For any object $x$ in the category, we denote the associated contravariant representable functor $Hom(-, x)$ by $y_x$.

Note that as mentioned in the comments,$$y_a \times y_b \cong y_{a \times b}$$ $$y_a \times_{y_c} y_b \cong y_{a \times_c b}$$ (this follows alternatively from the fact that the Yoneda embedding $y : \mathcal{C} \to [\mathcal{C}^{op}, Set]$ preserves limits).

1. In particular, $y_a(a\times_c b) \times y_b(a \times_c b) \cong y_{a\times b}(a \times_c b)$

and the pair $(a\times_c b \to a, a\times_c b \to b)$ corresponds to an arrow $h : a\times_c b \to a\times b$.

2. We show that $h$ is a monomorphism.

You now have a commutative diagram

$$\require{AMScd} \begin{CD} y_a \times_{y_c} y_b @>{\cong}>> y_{a \times_c b}\\ @VVV @V{y(h)}VV \\ y_a \times y_b @>{\cong}>> y_{a \times b} \end{CD}$$ of functors and natural transformations, where the left vertical natural transformation has, as it's component at an object $x$, the canonical inclusion map (monic) $$Hom(x,a) \times_{Hom(x,c)} Hom(x,b) \hookrightarrow Hom(x,a) \times Hom(x,b)$$in Set (and so, this natural transformation is itself a monic in particular). Also note that the commutativity of the above diagram follows from the object-wise commutativity of it, which follows easily from the naturality of the isomorphism $y_a \times y_b \cong y_{a \times b}$).

Since the left vertical natural transformation is a monic and the above square commutes, hence $y(h)$ is a monic. Finally since the Yoneda embedding is faithful, it reflect monics, so that $h : a \times_c b \to a \times b$ is a monomorphism.

3. If $c$ is terminal, then for any object $x$, $y_c(x) = Hom(x,c)$ is a singleton (terminal in Set), so that the canonical inclusion $$Hom(x,a) \times_{Hom(x,c)} Hom(x,b) \hookrightarrow Hom(x,a) \times Hom(x,b)$$ is bijective (since you have already proved part (3) in the category Set).
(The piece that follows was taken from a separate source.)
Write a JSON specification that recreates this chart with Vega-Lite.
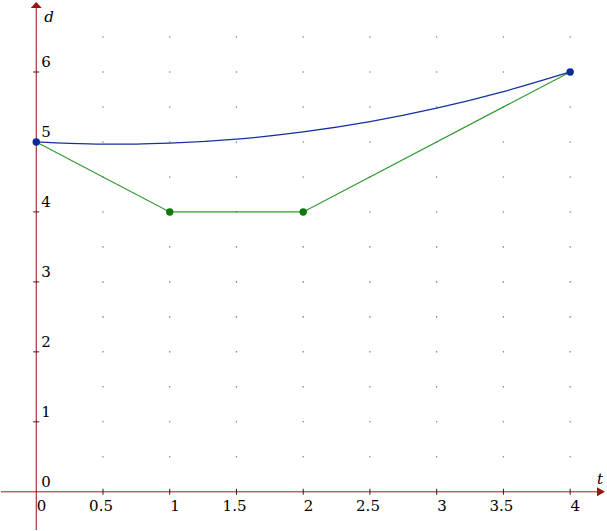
{
  "$schema": "https://vega.github.io/schema/vega-lite/v6.json",
  "width": 607,
  "height": 531,
  "padding": 0,
  "autosize": {"type": "fit", "contains": "padding"},
  "config": {"view": {"stroke": null}},
  "encoding": {
    "x": {"field": "t", "type": "quantitative", "scale": {"domain": [-0.264, 4.276], "nice": false, "zero": false}, "axis": null},
    "y": {"field": "d", "type": "quantitative", "scale": {"domain": [-0.546, 7.029], "nice": false, "zero": false}, "axis": null}
  },
  "layer": [
    {
      "data": {"values": [
        {"t": 0.5, "dd": [0.5,1,1.5,2,2.5,3,3.5,4,4.5,5,5.5,6,6.5]},
        {"t": 1.0, "dd": [0.5,1,1.5,2,2.5,3,3.5,4,4.5,5,5.5,6,6.5]},
        {"t": 1.5, "dd": [0.5,1,1.5,2,2.5,3,3.5,4,4.5,5,5.5,6,6.5]},
        {"t": 2.0, "dd": [0.5,1,1.5,2,2.5,3,3.5,4,4.5,5,5.5,6,6.5]},
        {"t": 2.5, "dd": [0.5,1,1.5,2,2.5,3,3.5,4,4.5,5,5.5,6,6.5]},
        {"t": 3.0, "dd": [0.5,1,1.5,2,2.5,3,3.5,4,4.5,5,5.5,6,6.5]},
        {"t": 3.5, "dd": [0.5,1,1.5,2,2.5,3,3.5,4,4.5,5,5.5,6,6.5]},
        {"t": 4.0, "dd": [0.5,1,1.5,2,2.5,3,3.5,4,4.5,5,5.5,6,6.5]}
      ]},
      "transform": [{"flatten": ["dd"], "as": ["d"]}],
      "mark": {"type": "point", "filled": true, "size": 2.5, "color": "#808080", "opacity": 1}
    },
    {
      "data": {"values": [{"t": -0.264, "d": 0, "t2": 4.201}]},
      "mark": {"type": "rule", "color": "#9a1c1c", "strokeWidth": 1},
      "encoding": {"x2": {"field": "t2"}}
    },
    {
      "data": {"values": [{"t": 0, "d": -0.546, "d2": 6.914}]},
      "mark": {"type": "rule", "color": "#8b1010", "strokeWidth": 1},
      "encoding": {"y2": {"field": "d2"}}
    },
    {
      "data": {"values": [{"t": 0, "d": 6.914}]},
      "mark": {"type": "point", "shape": "M-1,0L1,0L0,-1.1Z", "filled": true, "size": 121, "color": "#a01010", "opacity": 1}
    },
    {
      "data": {"values": [{"t": 4.201, "d": 0}]},
      "mark": {"type": "point", "shape": "M0,-0.85L1.5,0L0,0.85Z", "filled": true, "size": 112, "color": "#a01010", "opacity": 1}
    },
    {
      "data": {"values": [{"t": 0.5, "d": 0}, {"t": 1, "d": 0}, {"t": 1.5, "d": 0}, {"t": 2, "d": 0}, {"t": 2.5, "d": 0}, {"t": 3, "d": 0}, {"t": 3.5, "d": 0}, {"t": 4, "d": 0}]},
      "mark": {"type": "tick", "orient": "vertical", "size": 6, "thickness": 1, "color": "#222222", "opacity": 1}
    },
    {
      "data": {"values": [{"t": 0, "d": 1}, {"t": 0, "d": 2}, {"t": 0, "d": 3}, {"t": 0, "d": 4}, {"t": 0, "d": 5}, {"t": 0, "d": 6}]},
      "mark": {"type": "tick", "orient": "horizontal", "size": 6, "thickness": 1, "color": "#222222", "opacity": 1}
    },
    {
      "data": {"values": [
        {"t": 0, "d": 0, "lab": "0"}, {"t": 0.5, "d": 0, "lab": "0.5"}, {"t": 1, "d": 0, "lab": "1"},
        {"t": 1.5, "d": 0, "lab": "1.5"}, {"t": 2, "d": 0, "lab": "2"}, {"t": 2.5, "d": 0, "lab": "2.5"},
        {"t": 3, "d": 0, "lab": "3"}, {"t": 3.5, "d": 0, "lab": "3.5"}, {"t": 4, "d": 0, "lab": "4"}
      ]},
      "mark": {"type": "text", "align": "right", "baseline": "alphabetic", "dx": 10, "dy": 19, "font": "DejaVu Serif", "fontSize": 15, "color": "#000000"},
      "encoding": {"text": {"field": "lab"}}
    },
    {
      "data": {"values": [
        {"t": 0, "d": 0, "lab": "0"}, {"t": 0, "d": 1, "lab": "1"}, {"t": 0, "d": 2, "lab": "2"},
        {"t": 0, "d": 3, "lab": "3"}, {"t": 0, "d": 4, "lab": "4"}, {"t": 0, "d": 5, "lab": "5"}, {"t": 0, "d": 6, "lab": "6"}
      ]},
      "mark": {"type": "text", "align": "left", "baseline": "alphabetic", "dx": 5, "dy": -5, "font": "DejaVu Serif", "fontSize": 15, "color": "#000000"},
      "encoding": {"text": {"field": "lab"}}
    },
    {
      "data": {"values": [{"t": 0.06, "d": 6.715, "lab": "d"}, {"t": 4.201, "d": 0.11, "lab": "t"}]},
      "mark": {"type": "text", "align": "left", "baseline": "alphabetic", "font": "DejaVu Serif", "fontStyle": "italic", "fontSize": 15, "color": "#000000"},
      "encoding": {"text": {"field": "lab"}}
    },
    {
      "data": {"values": [{"t": 0, "d": 5}, {"t": 1, "d": 4}, {"t": 2, "d": 4}, {"t": 4, "d": 6}]},
      "mark": {"type": "line", "color": "#2e9a2e", "strokeWidth": 1.2}
    },
    {
      "data": {"values": [
        {"t": 0, "d": 5}, {"t": 0.25, "d": 4.979}, {"t": 0.5, "d": 4.969}, {"t": 0.75, "d": 4.97}, {"t": 1, "d": 4.982},
        {"t": 1.5, "d": 5.04}, {"t": 2, "d": 5.143}, {"t": 2.5, "d": 5.29}, {"t": 3, "d": 5.482},
        {"t": 3.5, "d": 5.719}, {"t": 4, "d": 6}
      ]},
      "mark": {"type": "line", "color": "#1630a0", "strokeWidth": 1.3, "interpolate": "monotone"}
    },
    {
      "data": {"values": [{"t": 1, "d": 4}, {"t": 2, "d": 4}]},
      "mark": {"type": "point", "filled": true, "size": 55, "color": "#0a7a0a", "opacity": 1}
    },
    {
      "data": {"values": [{"t": 0, "d": 5}, {"t": 4, "d": 6}]},
      "mark": {"type": "point", "filled": true, "size": 55, "color": "#0a2b9c", "opacity": 1}
    }
  ]
}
Thus, the left vertical natural transformation $y_a \times_{y_c} y_b \to y_a \times y_b$ in the above commutative square is a natural isomorphism. Consequently, $y(h)$ is an isomorphism and since the Yoneda embedding $y$ is fully faithful, $h : a \times_c b \rightarrow a \times b$ is an isomorphism.